5. What the professional reports say — context but no single $20B identification

Reports from professional services and legal commentators (KPMG, EY, International Bar Association summaries) underscore a more favorable investment regime and incentives for large projects but do not identify a discrete $20 billion investment or list specific countries or companies collectively responsible for such an amount. These analyses provide context for why international capital might flow—policy changes, tax and incentive regimes—but they stop short of attributing a single-source $20 billion transfer, supporting the view that the figure is an aggregation [5] [6] [7].

6. Comparing narratives and likely motives — government promotion versus project realities

Government and pro‑investment narratives emphasize big numbers to signal momentum; international lenders and energy/mining companies emphasize project economics and timelines. The IDB’s $10 billion is a verifiable financing envelope, YPF‑ENI’s GNL plans imply multibillion revenue capacity, and McEwen’s Los Azules is a certified multi‑billion mining project.

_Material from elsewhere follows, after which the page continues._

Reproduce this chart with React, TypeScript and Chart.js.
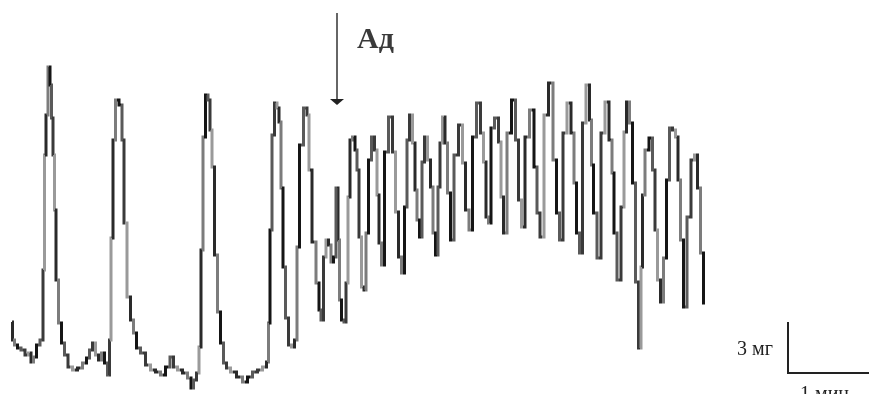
import React, { useEffect, useRef } from 'react';
import { Chart, registerables } from 'chart.js';

Chart.register(...registerables);

// Recording of muscle tension (chart units: time along x, tension along y).
// Control period (spontaneous contractions) up to adrenaline application.
const controlTime = [12,13,16,19,23,27,30,32,35,38,42,44,45,47,49,51,52,54,55,57,60,63,66,70,75,80,85,88,91,94,97,100,103,106,109,110,112,114,117,121,123,125,129,132,135,138,143,148,153,158,163,168,172,175,180,185,190,192,195,198,200,202,204,207,209,211,213,216,219,222,225,228,233,240,245,250,255,260,265,268,269,271,273,276,278,280,282,284,287,290,293,296,298,301,306,308,310,314,318,320,322,325,327,330,332,335,337];
const controlTension = [72,54,49,46,44,39,41,32,37,49,54,124,239,279,327,309,276,239,184,114,71,51,39,27,24,26,31,36,44,51,39,34,41,31,19,54,156,254,294,289,254,171,97,74,61,46,41,29,24,22,19,27,37,27,24,21,16,6,14,21,47,144,257,299,294,264,227,139,82,51,31,26,22,17,12,17,22,24,27,32,71,164,259,291,286,272,206,127,76,49,47,54,147,249,286,279,224,152,111,84,74,137,154,149,132,137,206];

// After adrenaline (Ад)
const adTime = [337,339,340,343,345,347,349,351,354,356,358,360,363,365,367,370,373,376,378,380,383,386,391,394,397,400,403,406,408,411,414,416,418,421,423,426,429,432,434,437,439,441,444,446,449,452,456,461,464,467,471,474,479,482,485,487,490,492,497,500,502,505,509,514,517,520,523,527,532,536,538,542,546,551,555,558,561,565,569,573,575,578,581,584,588,591,592,595,599,603,607,611,613,615,619,623,625,628,631,634,637,640,642,643,647,651,654,656,659,662,665,668,671,674,677,679,682,685,689,693,696,699,702,705];
const adTension = [206,154,94,74,72,111,197,254,257,244,224,157,107,104,161,234,257,244,199,151,129,242,277,242,182,137,121,187,254,279,251,204,174,157,232,257,234,207,161,139,207,251,277,251,201,154,239,269,231,184,164,257,291,261,232,177,171,266,276,252,197,161,261,294,254,194,167,257,284,227,181,157,279,311,234,181,154,261,291,261,211,161,141,271,309,274,229,181,136,261,292,254,221,161,114,187,262,292,271,211,112,46,127,199,244,256,224,164,114,92,136,214,266,264,257,214,154,87,177,234,239,206,141,91];

// Adrenaline marker
const AD_LABEL = 'Ад';
const AD_TIME = 337;
const AD_ARROW_TOP = 381;
const AD_ARROW_BOTTOM = 294;

// Calibration bar: 3 mg / 1 min
const SCALE_FORCE_LABEL = '3 мг';
const SCALE_TIME_LABEL = '1 мин';
const SCALE_ORIGIN_TIME = 788;
const SCALE_ORIGIN_TENSION = 21;
const SCALE_TIME_LEN = 81; // 1 min
const SCALE_FORCE_LEN = 51; // 3 mg

const TIME_RANGE = [0, 870];
const TENSION_RANGE = [0, 394];

const STROKE_SHADES = ['#2a2a2a', '#7c7c7c', '#151515', '#5a5a5a', '#3a3a3a', '#9a9a9a'];

const toPoints = (xs: number[], ys: number[]) => xs.map((x, i) => ({ x, y: ys[i] }));

const annotations = {
  id: 'annotations',
  afterDatasetsDraw(chart: any) {
    const { ctx, scales } = chart;
    const xs = scales.x;
    const ys = scales.y;
    ctx.save();
    const ax = xs.getPixelForValue(AD_TIME);
    const aTop = ys.getPixelForValue(AD_ARROW_TOP);
    const aBot = ys.getPixelForValue(AD_ARROW_BOTTOM);
    ctx.strokeStyle = '#666';
    ctx.lineWidth = 2;
    ctx.beginPath();
    ctx.moveTo(ax, aTop);
    ctx.lineTo(ax, aBot);
    ctx.stroke();
    ctx.fillStyle = '#222';
    ctx.beginPath();
    ctx.moveTo(ax - 7, aBot - 1);
    ctx.lineTo(ax + 7, aBot - 1);
    ctx.lineTo(ax, aBot + 5);
    ctx.closePath();
    ctx.fill();

    ctx.fillStyle = '#3a3a3a';
    ctx.textBaseline = 'alphabetic';
    ctx.textAlign = 'left';
    ctx.font = 'bold 30px "Liberation Serif", serif';
    ctx.fillText(AD_LABEL, xs.getPixelForValue(AD_TIME + 20), ys.getPixelForValue(346));

    ctx.font = '20px "Liberation Serif", serif';
    ctx.fillStyle = '#222';
    ctx.fillText(SCALE_FORCE_LABEL, xs.getPixelForValue(SCALE_ORIGIN_TIME - 51), ys.getPixelForValue(SCALE_ORIGIN_TENSION + 18));
    ctx.fillText(SCALE_TIME_LABEL, xs.getPixelForValue(SCALE_ORIGIN_TIME + 12), ys.getPixelForValue(SCALE_ORIGIN_TENSION - 27));
    ctx.restore();
  },
};

export default function App() {
  const ref = useRef<HTMLCanvasElement | null>(null);
  useEffect(() => {
    if (!ref.current) return;
    const lineStyle = {
      borderColor: '#333',
      borderWidth: 3,
      pointRadius: 0,
      tension: 0,
      stepped: 'middle' as const,
      borderJoinStyle: 'miter' as const,
      borderCapStyle: 'butt' as const,
      fill: false,
      segment: {
        borderColor: (c: any) => STROKE_SHADES[c.p0DataIndex % STROKE_SHADES.length],
      },
    };
    const chart = new Chart(ref.current, {
      type: 'line',
      data: {
        datasets: [
          { label: 'control', data: toPoints(controlTime, controlTension), ...lineStyle },
          { label: 'adrenaline', data: toPoints(adTime, adTension), ...lineStyle },
          {
            label: 'calibration',
            data: [
              { x: SCALE_ORIGIN_TIME, y: SCALE_ORIGIN_TENSION + SCALE_FORCE_LEN },
              { x: SCALE_ORIGIN_TIME, y: SCALE_ORIGIN_TENSION },
              { x: SCALE_ORIGIN_TIME + SCALE_TIME_LEN, y: SCALE_ORIGIN_TENSION },
            ],
            borderColor: '#222',
            borderWidth: 2,
            pointRadius: 0,
            tension: 0,
            borderJoinStyle: 'miter' as const,
            fill: false,
          },
        ],
      },
      options: {
        animation: false,
        responsive: false,
        layout: { padding: 0 },
        plugins: { legend: { display: false }, tooltip: { enabled: false } },
        scales: {
          x: { type: 'linear', min: TIME_RANGE[0], max: TIME_RANGE[1], display: false },
          y: { type: 'linear', min: TENSION_RANGE[0], max: TENSION_RANGE[1], display: false },
        },
      },
      plugins: [annotations],
    });
    return () => chart.destroy();
  }, []);
  return (
    <div style={{ position: 'absolute', left: 0, top: 0, width: 870, height: 394, background: '#fff' }}>
      <canvas ref={ref} width={870} height={394} style={{ display: 'block' }} />
    </div>
  );
}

Together these elements can be combined in political messaging to produce round figures like $20 billion, but the reviewed sources indicate this is an aggregate of commitments, expected revenues, and project caps rather than a single transaction from a country or company [1] [2] [3].

7. Bottom line and what’s still missing — ask for source breakdowns

The documents do not name a single country or company responsible for a standalone $20 billion investment. To verify such a claim, one would need a source that itemizes the $20 billion—showing which portion comes from multilateral financiers, which from specific corporations, and which represent projected earnings rather than upfront capital. The current evidence supports a conclusion that the $20 billion figure is an aggregation of IDB financing, large energy export projects (YPF‑ENI), mining investments (McEwen), and aspirational technology deals, each documented in the sources cited [1] [2] [3] [4].